*Task to carry out*: Each line that holds the word "matplotlib" is to be identified and copied.

*Data lines*:
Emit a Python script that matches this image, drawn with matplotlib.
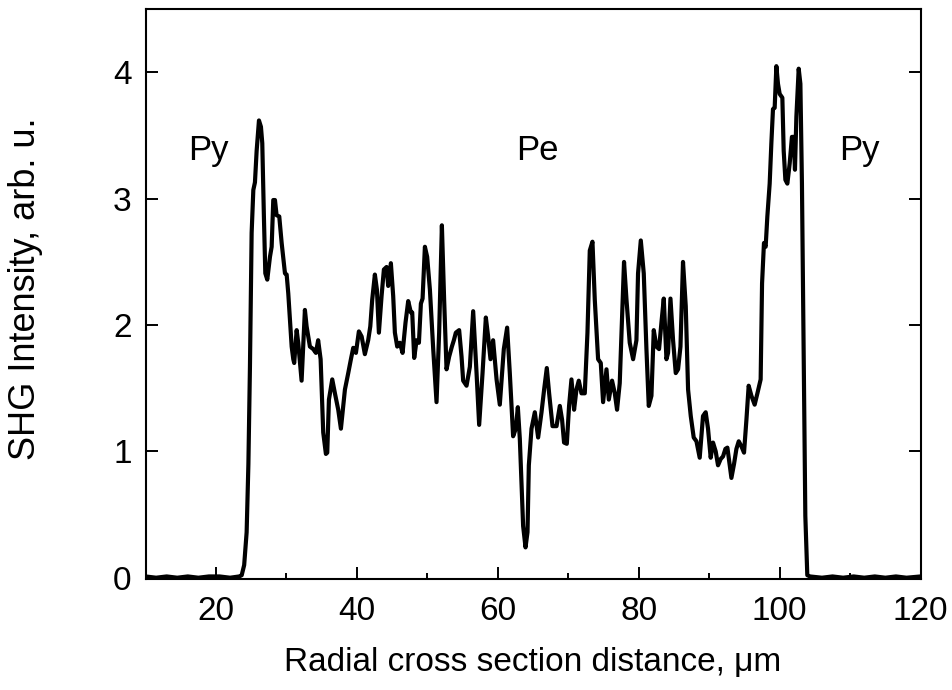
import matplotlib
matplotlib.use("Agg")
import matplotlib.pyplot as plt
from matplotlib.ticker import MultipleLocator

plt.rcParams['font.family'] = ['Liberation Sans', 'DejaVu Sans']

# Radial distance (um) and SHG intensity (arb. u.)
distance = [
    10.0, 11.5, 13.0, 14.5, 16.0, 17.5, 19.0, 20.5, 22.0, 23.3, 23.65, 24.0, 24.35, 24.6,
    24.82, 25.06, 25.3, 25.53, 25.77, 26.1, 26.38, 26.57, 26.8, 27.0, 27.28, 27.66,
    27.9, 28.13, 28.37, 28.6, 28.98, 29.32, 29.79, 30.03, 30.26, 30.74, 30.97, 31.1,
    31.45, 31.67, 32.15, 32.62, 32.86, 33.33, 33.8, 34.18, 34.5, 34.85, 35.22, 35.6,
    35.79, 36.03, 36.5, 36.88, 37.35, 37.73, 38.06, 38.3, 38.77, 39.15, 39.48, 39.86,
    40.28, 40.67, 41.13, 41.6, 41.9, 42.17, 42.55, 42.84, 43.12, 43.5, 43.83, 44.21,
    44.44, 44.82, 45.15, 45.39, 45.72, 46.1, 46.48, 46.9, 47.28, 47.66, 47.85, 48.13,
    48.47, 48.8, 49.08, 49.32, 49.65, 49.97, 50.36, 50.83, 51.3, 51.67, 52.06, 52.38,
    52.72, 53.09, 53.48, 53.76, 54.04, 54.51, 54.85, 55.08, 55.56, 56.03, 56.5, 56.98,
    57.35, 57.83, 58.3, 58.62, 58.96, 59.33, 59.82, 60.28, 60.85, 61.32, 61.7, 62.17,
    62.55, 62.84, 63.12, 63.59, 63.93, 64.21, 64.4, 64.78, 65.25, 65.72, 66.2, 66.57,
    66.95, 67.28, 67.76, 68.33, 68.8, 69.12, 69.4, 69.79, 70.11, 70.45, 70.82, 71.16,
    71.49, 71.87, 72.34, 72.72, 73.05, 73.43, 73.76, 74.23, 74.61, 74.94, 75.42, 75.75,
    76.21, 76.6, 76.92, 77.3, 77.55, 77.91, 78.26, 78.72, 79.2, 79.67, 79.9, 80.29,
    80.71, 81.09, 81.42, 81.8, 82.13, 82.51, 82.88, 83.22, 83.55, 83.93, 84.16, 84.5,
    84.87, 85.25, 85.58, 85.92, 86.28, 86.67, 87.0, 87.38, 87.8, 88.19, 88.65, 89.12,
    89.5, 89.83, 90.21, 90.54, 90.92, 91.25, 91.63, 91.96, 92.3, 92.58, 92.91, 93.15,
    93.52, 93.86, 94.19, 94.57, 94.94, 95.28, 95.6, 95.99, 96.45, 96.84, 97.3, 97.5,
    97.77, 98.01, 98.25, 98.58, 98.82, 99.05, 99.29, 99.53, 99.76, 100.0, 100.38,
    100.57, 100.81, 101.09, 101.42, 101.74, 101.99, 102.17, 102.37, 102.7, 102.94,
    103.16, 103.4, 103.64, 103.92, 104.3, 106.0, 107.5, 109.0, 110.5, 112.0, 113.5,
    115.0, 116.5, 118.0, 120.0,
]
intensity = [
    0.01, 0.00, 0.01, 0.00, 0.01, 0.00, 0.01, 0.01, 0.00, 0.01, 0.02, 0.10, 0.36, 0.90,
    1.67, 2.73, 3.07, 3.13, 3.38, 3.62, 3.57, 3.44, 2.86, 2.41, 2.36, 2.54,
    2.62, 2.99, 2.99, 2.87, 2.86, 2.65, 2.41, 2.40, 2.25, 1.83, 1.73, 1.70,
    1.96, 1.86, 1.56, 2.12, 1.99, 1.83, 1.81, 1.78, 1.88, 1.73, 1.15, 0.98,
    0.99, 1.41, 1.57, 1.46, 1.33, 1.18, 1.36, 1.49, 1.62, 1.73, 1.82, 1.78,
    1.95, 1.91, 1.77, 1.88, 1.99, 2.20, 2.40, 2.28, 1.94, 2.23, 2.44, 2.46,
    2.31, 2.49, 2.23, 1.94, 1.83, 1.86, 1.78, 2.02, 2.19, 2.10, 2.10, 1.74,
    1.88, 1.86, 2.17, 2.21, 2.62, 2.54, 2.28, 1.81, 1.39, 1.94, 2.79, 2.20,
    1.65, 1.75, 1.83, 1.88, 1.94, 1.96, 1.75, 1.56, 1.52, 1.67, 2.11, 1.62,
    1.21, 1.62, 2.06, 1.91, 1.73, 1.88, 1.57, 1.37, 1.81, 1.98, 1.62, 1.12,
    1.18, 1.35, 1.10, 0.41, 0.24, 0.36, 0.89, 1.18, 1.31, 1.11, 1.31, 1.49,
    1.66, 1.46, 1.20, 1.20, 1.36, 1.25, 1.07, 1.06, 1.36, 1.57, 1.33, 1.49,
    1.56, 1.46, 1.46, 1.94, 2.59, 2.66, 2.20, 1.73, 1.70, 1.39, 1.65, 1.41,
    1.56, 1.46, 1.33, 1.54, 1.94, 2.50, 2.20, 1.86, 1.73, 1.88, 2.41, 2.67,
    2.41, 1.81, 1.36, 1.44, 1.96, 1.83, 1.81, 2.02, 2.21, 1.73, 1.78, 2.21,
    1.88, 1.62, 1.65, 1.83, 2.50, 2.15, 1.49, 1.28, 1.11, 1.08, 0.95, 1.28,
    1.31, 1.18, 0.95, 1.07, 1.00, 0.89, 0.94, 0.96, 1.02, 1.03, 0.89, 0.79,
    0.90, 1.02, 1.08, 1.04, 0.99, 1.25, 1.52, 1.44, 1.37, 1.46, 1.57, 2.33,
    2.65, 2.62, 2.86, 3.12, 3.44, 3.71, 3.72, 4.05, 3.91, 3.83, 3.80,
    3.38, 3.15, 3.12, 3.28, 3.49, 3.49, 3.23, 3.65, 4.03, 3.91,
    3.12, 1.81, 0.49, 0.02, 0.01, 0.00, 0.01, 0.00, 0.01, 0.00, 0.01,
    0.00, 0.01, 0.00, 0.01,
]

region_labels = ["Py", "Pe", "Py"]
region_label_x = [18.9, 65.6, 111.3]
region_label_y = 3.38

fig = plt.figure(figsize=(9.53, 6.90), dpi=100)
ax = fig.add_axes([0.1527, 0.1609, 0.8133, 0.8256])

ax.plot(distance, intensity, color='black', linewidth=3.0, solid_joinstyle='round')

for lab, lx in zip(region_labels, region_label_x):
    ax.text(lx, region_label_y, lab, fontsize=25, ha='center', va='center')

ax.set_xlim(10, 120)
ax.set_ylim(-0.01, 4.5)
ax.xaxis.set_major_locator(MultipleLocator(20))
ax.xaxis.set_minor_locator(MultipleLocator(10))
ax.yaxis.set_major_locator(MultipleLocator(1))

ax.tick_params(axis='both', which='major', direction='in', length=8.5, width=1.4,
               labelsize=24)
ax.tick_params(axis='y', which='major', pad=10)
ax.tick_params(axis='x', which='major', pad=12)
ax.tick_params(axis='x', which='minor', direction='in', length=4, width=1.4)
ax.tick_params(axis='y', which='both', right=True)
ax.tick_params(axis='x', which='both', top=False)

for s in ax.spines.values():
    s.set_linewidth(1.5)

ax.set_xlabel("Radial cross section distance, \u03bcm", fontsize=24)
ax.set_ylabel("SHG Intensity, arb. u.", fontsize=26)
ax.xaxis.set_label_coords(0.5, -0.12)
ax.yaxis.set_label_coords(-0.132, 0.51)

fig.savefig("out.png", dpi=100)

*Reply*:
Emit a Python script that matches this image, drawn with matplotlib.
import matplotlib
matplotlib.use("Agg")
import matplotlib.pyplot as plt
from matplotlib.ticker import MultipleLocator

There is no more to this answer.